У Цветаевой поэты — жиды, но верно и обратное: жиды — поэты. Удивляться этому смешно. Кем бы ни были библейские пророки (одни их мыслителями назовут, другие — носителями слова божьего), в первую очередь они — поэты-морали­сты. Самая невнятица их правдоискательства, самое это непрописанное метафорическое бормотание о высоком и недостижимом — уже выдает поэта. Традиции — по крайней мере три тысячи лет, а с момента рассеяния весь строй еврейской жизни был сфокусирован на книге, весь , из поколения в поколение, подчинен одному жесткому правилу: правилу поэтической мечты. Теперь берем русскую просодию, самую живую и завораживающую из просодий всех новых языков; открываем черту оседлости, выпускаем евреев из гетто в эту просодию — и получаем неизбежное. Один поэт, назвать которого я не хочу, потому что он свое еврейство, всем очевидное, никогда публично не комментировал, сказал мне в 1984-м и повторил в 1997 году без свидетелей:

— Закончится двадцатый век, оглянутся — и увидят, что всю поэзию им сделали евреи.

Это потрясло меня. Сколько раз после наступления свобод его вызывали на разговор об антисемитизме (а ему досталось), и ни разу он не откликнулся ни полусловом, всегда не замечал вопроса. Как мой отец, вообще слова избегал. А тут — расовым барьером разделил! Потому, что для тех, кто , родина — не Россия и не русский язык (о языке как родине сейчас твердит каждый встречный и поперечный), а русская просодия.

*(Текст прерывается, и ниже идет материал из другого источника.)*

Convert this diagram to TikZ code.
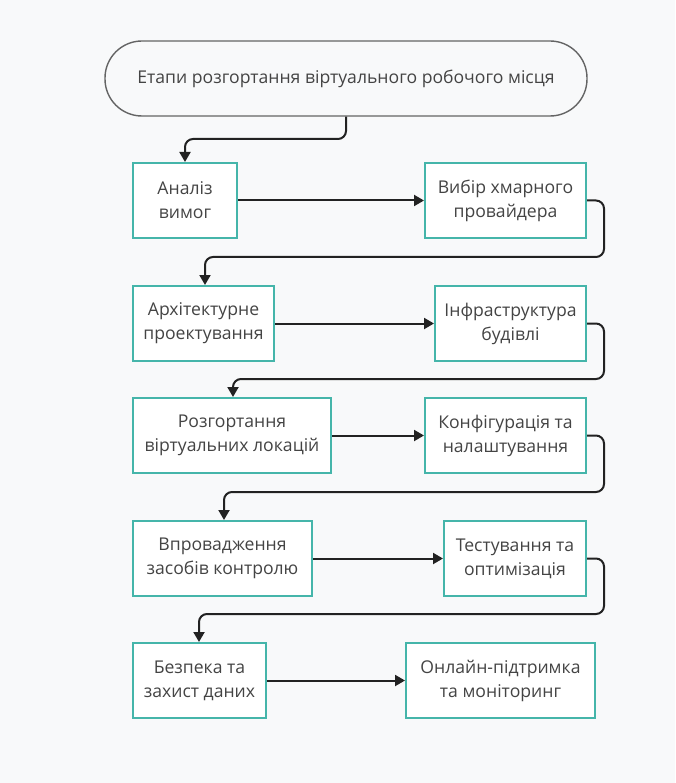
\documentclass[tikz,border=0pt]{standalone}
\usepackage{fontspec}
\setmainfont{Open Sans}
\usetikzlibrary{arrows.meta}
\definecolor{bg}{HTML}{F8F9FA}
\definecolor{teal1}{HTML}{45B5AA}
\definecolor{txt}{HTML}{444444}
\definecolor{ln}{HTML}{222222}
\tikzset{
  stepbox/.style={draw=teal1, line width=2pt, fill=white, text=txt, align=center, inner sep=0pt, font=\fontsize{17.6}{24}\selectfont},
  conn/.style={draw=ln, line width=2pt, rounded corners=8pt, -{Triangle[length=10pt,width=11pt]}}
}
\begin{document}
\begin{tikzpicture}[x=1pt,y=-1pt]
\fill[bg] (0,0) rectangle (675,783);
\useasboundingbox (0,0) rectangle (675,783);
\node[draw=ln!70, line width=1.4pt, fill=bg, rounded corners=37pt, minimum width=482pt, minimum height=75pt, text=txt, font=\fontsize{17.6}{24}\selectfont] (t) at (346,78.5) {Етапи розгортання віртуального робочого місця};
\newcommand{\bx}[6]{\node[stepbox, minimum width=#4-#3, minimum height=75pt] (#1) at ({(#3+#4)/2},#5) {#6};}
\bx{a}{}{133}{237}{200.5}{Аналіз\\вимог}
\bx{b}{}{425}{586}{200.5}{Вибір хмарного\\провайдера}
\bx{c}{}{133}{274}{323.5}{Архітектурне\\проектування}
\bx{d}{}{435}{586}{323.5}{Інфраструктура\\будівлі}
\bx{e}{}{133}{331}{435.5}{Розгортання\\віртуальних локацій}
\bx{f}{}{425}{586}{435.5}{Конфігурація та\\налаштування}
\bx{g}{}{133}{312}{558.5}{Впровадження\\засобів контролю}
\bx{h}{}{444}{586}{558.5}{Тестування та\\оптимізація}
\bx{i}{}{133}{266}{680.5}{Безпека та\\захист даних}
\bx{j}{}{406}{595}{680.5}{Онлайн-підтримка\\та моніторинг}
\draw[conn] (t.south) |- (185,139) -- (185,139 |- a.north);
\draw[conn] (a.east) -- (b.west);
\draw[conn] (b.east) -- (604,200.5) -- (604,257) -- (205,257) -- (205,257 |- c.north);
\draw[conn] (c.east) -- (d.west);
\draw[conn] (d.east) -- (604,323.5) -- (604,379) -- (233,379) -- (233,379 |- e.north);
\draw[conn] (e.east) -- (f.west);
\draw[conn] (f.east) -- (604,435.5) -- (604,492) -- (224,492) -- (224,492 |- g.north);
\draw[conn] (g.east) -- (h.west);
\draw[conn] (h.east) -- (604,558.5) -- (604,614) -- (199,614) -- (199,614 |- i.north);
\draw[conn] (i.east) -- (j.west);
\end{tikzpicture}
\end{document}
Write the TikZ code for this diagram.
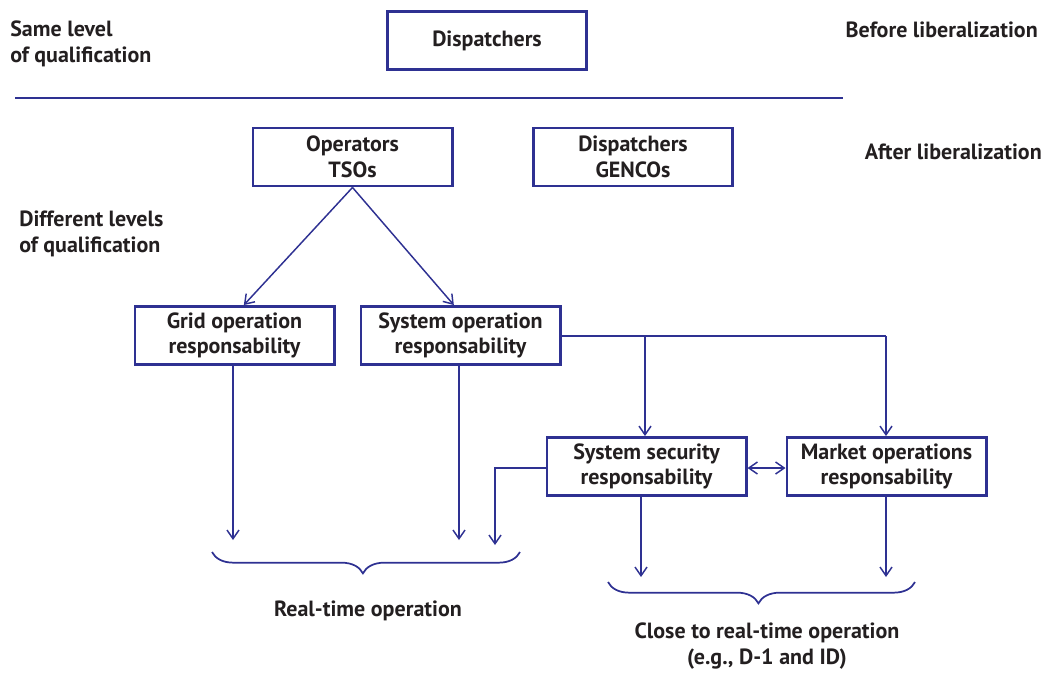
\documentclass[tikz,border=0pt]{standalone}
\usepackage{fontspec}
\setmainfont{PT Sans}
\usetikzlibrary{arrows.meta,decorations.pathreplacing}
\definecolor{navy}{HTML}{2E3192}
\definecolor{ink}{HTML}{231F20}
\begin{document}
\begin{tikzpicture}[x=0.75pt,y=-0.75pt,
  txt/.style={text=ink,font=\bfseries\fontsize{16.5}{19.3}\selectfont,align=center,inner sep=0pt},
  box/.style={txt,draw=navy,line width=2.2pt,rectangle,inner sep=0pt,minimum width=149.3pt,minimum height=43.5pt},
  conn/.style={draw=navy,line width=1.1pt},
  arr/.style={conn,-{Straight Barb[length=6.5pt,width=9pt,line width=1.1pt]}},
  darr/.style={conn,{Straight Barb[length=6.5pt,width=9pt,line width=1.1pt]}-{Straight Barb[length=6.5pt,width=9pt,line width=1.1pt]}},
  brc/.style={draw=navy,line width=1.3pt,decorate,decoration={brace,mirror,amplitude=16pt,aspect=0.49}}]
\useasboundingbox (0,0) rectangle (1044,672);
% texts
\node[txt,align=left,anchor=west] (same) at (10,43.5) {Same level\\of qualification};
\node[txt,anchor=east] (before) at (1038,30) {Before liberalization};
\node[txt,anchor=east] (after) at (1042,152) {After liberalization};
\node[txt,align=left,anchor=west] (diff) at (19,234) {Different levels\\of qualification};
% boxes
\node[box] (disp) at (487,40.5) {Dispatchers};
\node[box] (ops) at (352.5,157) {Operators\\TSOs};
\node[box] (gencos) at (633,157) {Dispatchers\\GENCOs};
\node[box] (grid) at (234.5,335.5) {Grid operation\\responsability};
\node[box] (sysop) at (460.5,335.5) {System operation\\responsability};
\node[box] (sec) at (646.5,466.5) {System security\\responsability};
\node[box] (mkt) at (886.5,466.5) {Market operations\\responsability};
% separator
\coordinate (sepL) at (15,98);
\coordinate (sepR) at (843,98);
\draw[navy,line width=2.2pt] (sepL) -- (sepR);
% connectors
\draw[arr] (ops.south) -- ([xshift=7]grid.north);
\draw[arr] (ops.south) -- ([xshift=-5]sysop.north);
\coordinate (branchA) at (645,336);
\coordinate (branchB) at (886,336);
\draw[conn] (sysop.east |- branchA) -- (branchB);
\draw[arr] (branchA) -- (sec.north -| branchA);
\draw[arr] (branchB) -- (mkt.north -| branchB);
\draw[darr] (sec.east |- 0,468) -- (mkt.west |- 0,468);
\coordinate (secTurn) at (495,468);
\coordinate (secEnd) at (495,545);
\draw[arr] (sec.west |- secTurn) -- (secTurn) -- (secEnd);
\coordinate (gridEnd) at (233,540);
\coordinate (sysEnd) at (459,540);
\draw[arr] (grid.south -| gridEnd) -- (gridEnd);
\draw[arr] (sysop.south -| sysEnd) -- (sysEnd);
\coordinate (secEnd2) at (641,577);
\coordinate (mktEnd) at (886,577);
\draw[arr] (sec.south -| secEnd2) -- (secEnd2);
\draw[arr] (mkt.south -| mktEnd) -- (mktEnd);
% braces
\coordinate (b1L) at (212,552);
\coordinate (b1R) at (520,552);
\coordinate (b2L) at (608,582);
\coordinate (b2R) at (915,582);
\draw[brc] (b1L) -- (b1R);
\draw[brc] (b2L) -- (b2R);
\node[txt] (rt) at (368,611) {Real-time operation};
\node[txt] (crt) at (767,646) {Close to real-time operation\\(e.g., D-1 and ID)};
\end{tikzpicture}
\end{document}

Россия, как показала последняя линька, безнадежна. Отвернуться и забыть — вот всё, чего она заслуживает. Ни Пушкин, ни Толстой никогда не признали бы сегодняшнюю Россию родиной. Они de facto не признают ее своею — каждым своим словом и душевным движением. На дворе — другой народ, чуждый и враждебный тому, который создал волшебную просодию и нравственно-духовные ценности, ошеломившие Европу в XIX веке.